Problem statement ::
Copy the listing below line for line, starting at its first line and ending with the line that has "fig.patches.append(panel)" in it. Add nothing.
:: Stored data
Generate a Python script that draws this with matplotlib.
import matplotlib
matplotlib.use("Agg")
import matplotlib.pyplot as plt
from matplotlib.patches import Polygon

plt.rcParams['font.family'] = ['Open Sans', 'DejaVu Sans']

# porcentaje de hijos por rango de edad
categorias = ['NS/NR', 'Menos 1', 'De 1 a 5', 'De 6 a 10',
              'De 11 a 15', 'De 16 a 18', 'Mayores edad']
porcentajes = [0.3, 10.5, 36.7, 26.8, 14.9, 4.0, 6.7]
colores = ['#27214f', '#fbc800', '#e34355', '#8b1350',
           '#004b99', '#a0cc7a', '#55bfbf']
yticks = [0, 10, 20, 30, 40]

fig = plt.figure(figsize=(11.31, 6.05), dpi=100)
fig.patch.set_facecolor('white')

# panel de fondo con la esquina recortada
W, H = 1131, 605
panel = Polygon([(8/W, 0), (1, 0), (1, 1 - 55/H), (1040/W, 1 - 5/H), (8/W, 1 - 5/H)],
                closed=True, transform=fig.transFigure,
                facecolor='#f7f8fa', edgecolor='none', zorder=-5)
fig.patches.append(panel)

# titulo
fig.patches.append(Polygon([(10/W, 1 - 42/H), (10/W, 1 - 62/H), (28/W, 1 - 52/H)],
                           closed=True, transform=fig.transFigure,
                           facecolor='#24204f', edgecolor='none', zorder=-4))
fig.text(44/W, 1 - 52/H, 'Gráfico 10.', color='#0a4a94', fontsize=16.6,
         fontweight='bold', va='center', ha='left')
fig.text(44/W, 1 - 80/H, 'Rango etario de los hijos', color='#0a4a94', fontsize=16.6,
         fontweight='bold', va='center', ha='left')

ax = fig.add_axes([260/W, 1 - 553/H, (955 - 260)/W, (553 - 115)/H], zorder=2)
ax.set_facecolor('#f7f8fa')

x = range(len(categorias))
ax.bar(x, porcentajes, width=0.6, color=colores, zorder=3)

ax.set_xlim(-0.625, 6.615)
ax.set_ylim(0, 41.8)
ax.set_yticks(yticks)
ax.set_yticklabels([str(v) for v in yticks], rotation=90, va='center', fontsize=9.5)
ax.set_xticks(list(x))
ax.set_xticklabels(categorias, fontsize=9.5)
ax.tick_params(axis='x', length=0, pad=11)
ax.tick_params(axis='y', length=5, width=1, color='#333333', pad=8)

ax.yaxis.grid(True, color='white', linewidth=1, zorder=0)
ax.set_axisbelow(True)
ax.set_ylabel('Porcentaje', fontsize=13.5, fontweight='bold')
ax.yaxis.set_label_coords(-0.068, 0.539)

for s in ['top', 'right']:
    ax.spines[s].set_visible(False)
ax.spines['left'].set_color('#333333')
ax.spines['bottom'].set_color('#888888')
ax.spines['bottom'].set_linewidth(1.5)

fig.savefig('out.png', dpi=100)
::::
Output of the exercise ::
Generate a Python script that draws this with matplotlib.
import matplotlib
matplotlib.use("Agg")
import matplotlib.pyplot as plt
from matplotlib.patches import Polygon

plt.rcParams['font.family'] = ['Open Sans', 'DejaVu Sans']

# porcentaje de hijos por rango de edad
categorias = ['NS/NR', 'Menos 1', 'De 1 a 5', 'De 6 a 10',
              'De 11 a 15', 'De 16 a 18', 'Mayores edad']
porcentajes = [0.3, 10.5, 36.7, 26.8, 14.9, 4.0, 6.7]
colores = ['#27214f', '#fbc800', '#e34355', '#8b1350',
           '#004b99', '#a0cc7a', '#55bfbf']
yticks = [0, 10, 20, 30, 40]

fig = plt.figure(figsize=(11.31, 6.05), dpi=100)
fig.patch.set_facecolor('white')

# panel de fondo con la esquina recortada
W, H = 1131, 605
panel = Polygon([(8/W, 0), (1, 0), (1, 1 - 55/H), (1040/W, 1 - 5/H), (8/W, 1 - 5/H)],
                closed=True, transform=fig.transFigure,
                facecolor='#f7f8fa', edgecolor='none', zorder=-5)
fig.patches.append(panel)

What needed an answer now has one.